[DATA PROVIDED]
::::

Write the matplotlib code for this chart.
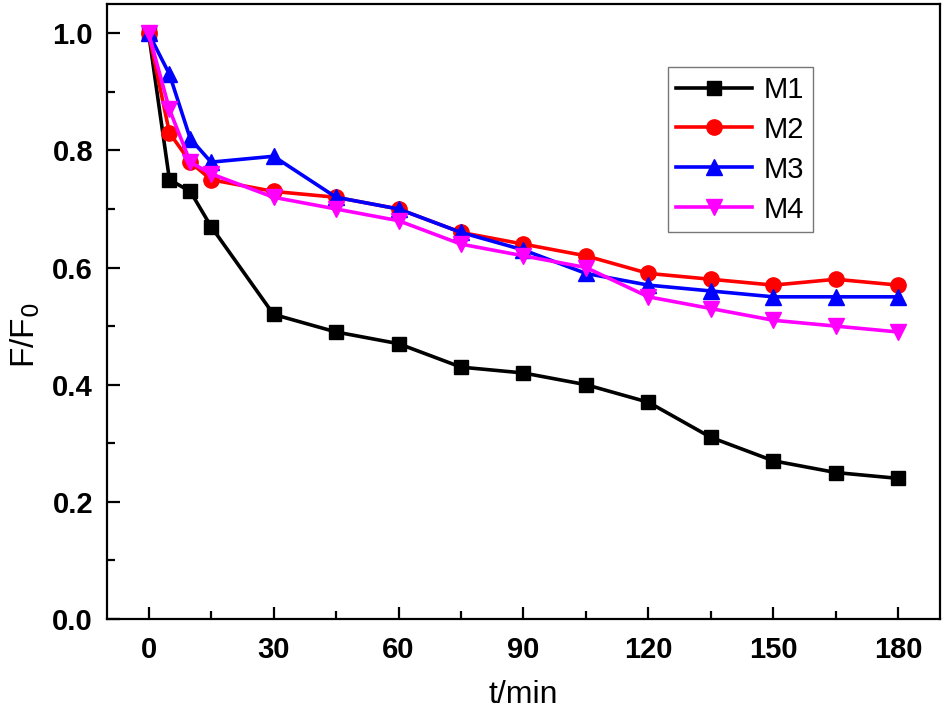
import matplotlib
matplotlib.use("Agg")
from matplotlib import pyplot
from matplotlib.ticker import MultipleLocator, FormatStrFormatter

# Fluorescence quenching data
time_min = [0, 5, 10, 15, 30, 45, 60, 75, 90, 105, 120, 135, 150, 165, 180]
m1 = [1.0, 0.75, 0.73, 0.67, 0.52, 0.49, 0.47, 0.43, 0.42, 0.40, 0.37, 0.31, 0.27, 0.25, 0.24]
m2 = [1.0, 0.83, 0.78, 0.75, 0.73, 0.72, 0.70, 0.66, 0.64, 0.62, 0.59, 0.58, 0.57, 0.58, 0.57]
m3 = [1.0, 0.93, 0.82, 0.78, 0.79, 0.72, 0.70, 0.66, 0.63, 0.59, 0.57, 0.56, 0.55, 0.55, 0.55]
m4 = [1.0, 0.87, 0.78, 0.76, 0.72, 0.70, 0.68, 0.64, 0.62, 0.60, 0.55, 0.53, 0.51, 0.50, 0.49]

series_names = ["M1", "M2", "M3", "M4"]
series_values = [m1, m2, m3, m4]
series_colours = ["#000000", "#FF0000", "#0000FF", "#FF00FF"]
series_markers = ["s", "o", "^", "v"]
marker_sizes = [10, 11, 12, 12]

pyplot.rcParams['font.family'] = ['Liberation Sans', 'DejaVu Sans']


def main():
    fig = pyplot.figure(figsize=(9.45, 7.14), dpi=100)
    ax = fig.add_axes([0.1132, 0.1331, 0.8815, 0.8613])

    for name, values, colour, marker, ms in zip(series_names, series_values,
                                                series_colours, series_markers, marker_sizes):
        ax.plot(time_min, values, color=colour, marker=marker, markersize=ms,
                linewidth=2.6, label=name, clip_on=False)

    ax.set_xlim(-10, 190)
    ax.set_ylim(0, 1.05)
    ax.xaxis.set_major_locator(MultipleLocator(30))
    ax.xaxis.set_minor_locator(MultipleLocator(15))
    ax.yaxis.set_major_locator(MultipleLocator(0.2))
    ax.yaxis.set_minor_locator(MultipleLocator(0.1))
    ax.yaxis.set_major_formatter(FormatStrFormatter('%.1f'))

    for spine in ax.spines.values():
        spine.set_linewidth(1.6)
    ax.tick_params(which='both', direction='in', width=1.6, labelsize=21)
    ax.tick_params(which='major', length=9)
    ax.tick_params(which='minor', length=6)
    ax.tick_params(axis='x', which='major', pad=12)
    ax.tick_params(axis='y', which='major', pad=10)
    for label in ax.get_xticklabels() + ax.get_yticklabels():
        label.set_fontweight('bold')

    ax.set_xlabel("t/min", fontsize=23, labelpad=12)
    ax.set_ylabel("F/F$_0$", fontsize=24)
    ax.yaxis.set_label_coords(-0.078, 0.462)

    legend = ax.legend(loc='upper left', bbox_to_anchor=(0.673, 0.8976), fontsize=21,
                       handlelength=2.6, fancybox=False, borderpad=0.3,
                       labelspacing=0.41, handletextpad=0.4, borderaxespad=0)
    legend.get_frame().set_edgecolor('#555555')
    legend.get_frame().set_linewidth(1.0)

    fig.savefig("out.png", dpi=100)


if __name__ == "__main__":
    main()
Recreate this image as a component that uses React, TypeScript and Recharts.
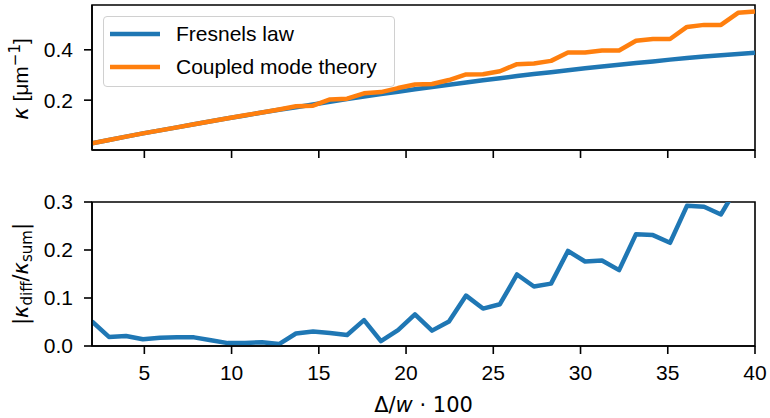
import React from 'react';
import { LineChart, Line, XAxis, YAxis, Legend, ReferenceArea } from 'recharts';

const xValues = [
  2.0, 2.97, 3.95, 4.92, 5.9, 6.87, 7.85, 8.82, 9.79, 10.77, 11.74, 12.72, 13.69, 14.67,
  15.64, 16.62, 17.59, 18.56, 19.54, 20.51, 21.49, 22.46, 23.44, 24.41, 25.38, 26.36,
  27.33, 28.31, 29.28, 30.26, 31.23, 32.21, 33.18, 34.15, 35.13, 36.1, 37.08, 38.05, 39.03, 40.0,
];
const fresnelKappa = [
  0.029, 0.042, 0.055, 0.068, 0.08, 0.092, 0.104, 0.116, 0.128, 0.139, 0.151, 0.162, 0.172, 0.183,
  0.194, 0.204, 0.214, 0.224, 0.233, 0.243, 0.252, 0.261, 0.27, 0.279, 0.287, 0.296,
  0.304, 0.311, 0.319, 0.327, 0.334, 0.341, 0.348, 0.354, 0.361, 0.367, 0.373, 0.378, 0.383, 0.388,
];
const cmtKappa = [
  0.029, 0.042, 0.055, 0.068, 0.08, 0.092, 0.104, 0.116, 0.128, 0.14, 0.151, 0.163, 0.176, 0.178,
  0.203, 0.206, 0.227, 0.232, 0.248, 0.262, 0.264, 0.28, 0.302, 0.303, 0.315, 0.343,
  0.346, 0.356, 0.389, 0.389, 0.397, 0.397, 0.436, 0.443, 0.443, 0.491, 0.499, 0.499, 0.547, 0.552,
];
const kappaRatio = [
  0.051, 0.019, 0.021, 0.014, 0.017, 0.018, 0.018, 0.012, 0.006, 0.006, 0.008, 0.004, 0.026, 0.03,
  0.027, 0.023, 0.054, 0.01, 0.033, 0.066, 0.032, 0.051, 0.105, 0.078, 0.087, 0.149,
  0.124, 0.13, 0.198, 0.176, 0.178, 0.158, 0.233, 0.231, 0.215, 0.292, 0.29, 0.274, 0.335, 0.36,
];
const xTicks = [5, 10, 15, 20, 25, 30, 35, 40];
const xDomain = [2, 40];
const topYDomain = [0.002, 0.578];
const bottomYDomain = [0, 0.3];
const topYTicks = [0.2, 0.4];
const bottomYTicks = [0, 0.1, 0.2, 0.3];
const seriesNames = ['Fresnels law', 'Coupled mode theory'];

const BLUE = '#1f77b4';
const ORANGE = '#ff7f0e';
const TEXT_FONT = '"Liberation Sans", Arial, sans-serif';
const MATH_FONT = '"DejaVu Sans", sans-serif';
const FS = 21;

const topData = xValues.map((x, i) => ({ x, fresnel: fresnelKappa[i], cmt: cmtKappa[i] }));
const bottomData = xValues.map((x, i) => ({ x, ratio: kappaRatio[i] }));

const axisLine = { stroke: '#000', strokeWidth: 1.6 };
const tickLine = { stroke: '#000', strokeWidth: 1.6 };
const tickStyle = { fill: '#000', fontSize: FS, fontFamily: TEXT_FONT };

const LegendBox = () => (
  <div
    style={{
      width: 292,
      height: 71,
      boxSizing: 'border-box',
      border: '1.5px solid #d0d0d0',
      borderRadius: 4,
      background: 'rgba(255,255,255,0.8)',
      position: 'relative',
      fontFamily: TEXT_FONT,
      fontSize: FS,
      color: '#000',
    }}
  >
    {seriesNames.map((name, i) => (
      <div
        key={name}
        style={{ position: 'absolute', left: 0, top: 3 + i * 33, height: 28, display: 'flex', alignItems: 'center' }}
      >
        <svg width={64} height={28} style={{ display: 'block' }}>
          <line x1={6} x2={56} y1={14} y2={14} stroke={i === 0 ? BLUE : ORANGE} strokeWidth={4.5} />
        </svg>
        <span style={{ marginLeft: 8, whiteSpace: 'nowrap', lineHeight: '28px' }}>{name}</span>
      </div>
    ))}
  </div>
);

export default function App() {
  return (
    <div style={{ position: 'absolute', left: 0, top: 0, width: 770, height: 418, background: '#fff' }}>
      <div style={{ position: 'absolute', left: 0, top: 0 }}>
        <LineChart width={770} height={160} data={topData} margin={{ top: 5, right: 15, bottom: 0, left: 0 }}>
          <XAxis
            dataKey="x"
            type="number"
            domain={xDomain}
            ticks={xTicks}
            interval={0}
            allowDataOverflow
            tickFormatter={() => ''}
            tickSize={8}
            height={10}
            axisLine={axisLine}
            tickLine={tickLine}
            tick={tickStyle}
          />
          <YAxis
            type="number"
            domain={topYDomain}
            ticks={topYTicks}
            interval={0}
            allowDataOverflow
            width={92}
            tickSize={8}
            tickMargin={11}
            axisLine={axisLine}
            tickLine={tickLine}
            tick={tickStyle}
            tickFormatter={(v: number) => v.toFixed(1)}
          />
          <ReferenceArea
            x1={xDomain[0]}
            x2={xDomain[1]}
            y1={topYDomain[0]}
            y2={topYDomain[1]}
            fill="none"
            stroke="#000"
            strokeWidth={1.6}
            ifOverflow="visible"
          />
          <Line
            dataKey="fresnel"
            name={seriesNames[0]}
            stroke={BLUE}
            strokeWidth={4.5}
            dot={false}
            strokeLinejoin="round"
            isAnimationActive={false}
          />
          <Line
            dataKey="cmt"
            name={seriesNames[1]}
            stroke={ORANGE}
            strokeWidth={4.5}
            dot={false}
            strokeLinejoin="round"
            isAnimationActive={false}
          />
          <Legend
            layout="vertical"
            align="center"
            verticalAlign="middle"
            content={() => <LegendBox />}
            wrapperStyle={{ left: 103, top: 16, width: 292, height: 71, margin: 0 }}
          />
        </LineChart>
      </div>
      <div style={{ position: 'absolute', left: 0, top: 190 }}>
        <LineChart width={770} height={228} data={bottomData} margin={{ top: 12, right: 15, bottom: 0, left: 0 }}>
          <XAxis
            dataKey="x"
            type="number"
            domain={xDomain}
            ticks={xTicks}
            interval={0}
            allowDataOverflow
            tickSize={8}
            tickMargin={11}
            height={72}
            axisLine={axisLine}
            tickLine={tickLine}
            tick={tickStyle}
          />
          <YAxis
            type="number"
            domain={bottomYDomain}
            ticks={bottomYTicks}
            interval={0}
            allowDataOverflow
            width={92}
            tickSize={8}
            tickMargin={11}
            axisLine={axisLine}
            tickLine={tickLine}
            tick={tickStyle}
            tickFormatter={(v: number) => v.toFixed(1)}
          />
          <ReferenceArea
            x1={xDomain[0]}
            x2={xDomain[1]}
            y1={bottomYDomain[0]}
            y2={bottomYDomain[1]}
            fill="none"
            stroke="#000"
            strokeWidth={1.6}
            ifOverflow="visible"
          />
          <Line
            dataKey="ratio"
            stroke={BLUE}
            strokeWidth={4.5}
            dot={false}
            strokeLinejoin="round"
            isAnimationActive={false}
          />
        </LineChart>
      </div>
      <svg
        width={770}
        height={418}
        style={{ position: 'absolute', left: 0, top: 0, pointerEvents: 'none' }}
      >
        <text x={423.5} y={412} textAnchor="middle" fontSize={FS} fontFamily={MATH_FONT} fill="#000">
          <tspan>Δ/</tspan>
          <tspan fontStyle="italic">w</tspan>
          <tspan> · 100</tspan>
        </text>
        <text transform="translate(28,79) rotate(-90)" textAnchor="middle" fontSize={FS} fill="#000">
          <tspan fontFamily={MATH_FONT} fontStyle="italic">κ</tspan>
          <tspan fontFamily={TEXT_FONT}> [μm</tspan>
          <tspan fontFamily={MATH_FONT} fontSize={15} dy={-8}>−1</tspan>
          <tspan fontFamily={TEXT_FONT} dy={8}>]</tspan>
        </text>
        <text transform="translate(28,274) rotate(-90)" textAnchor="middle" fontSize={FS} fontFamily={MATH_FONT} fill="#000">
          <tspan>|</tspan>
          <tspan fontStyle="italic">κ</tspan>
          <tspan fontSize={15} dy={4}>diff</tspan>
          <tspan dy={-4}>/</tspan>
          <tspan fontStyle="italic">κ</tspan>
          <tspan fontSize={15} dy={4}>sum</tspan>
          <tspan dy={-4}>|</tspan>
        </text>
      </svg>
    </div>
  );
}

::::

[WHAT TO WORK ON]
Copy exactly the lines running from the beginning of the listing through the line that has "from matplotlib.ticker import". Drop the pictures.

[SOLUTION TO THIS EXERCISE]
Write the matplotlib code for this chart.
import matplotlib
matplotlib.use("Agg")
from matplotlib import pyplot
from matplotlib.ticker import MultipleLocator, FormatStrFormatter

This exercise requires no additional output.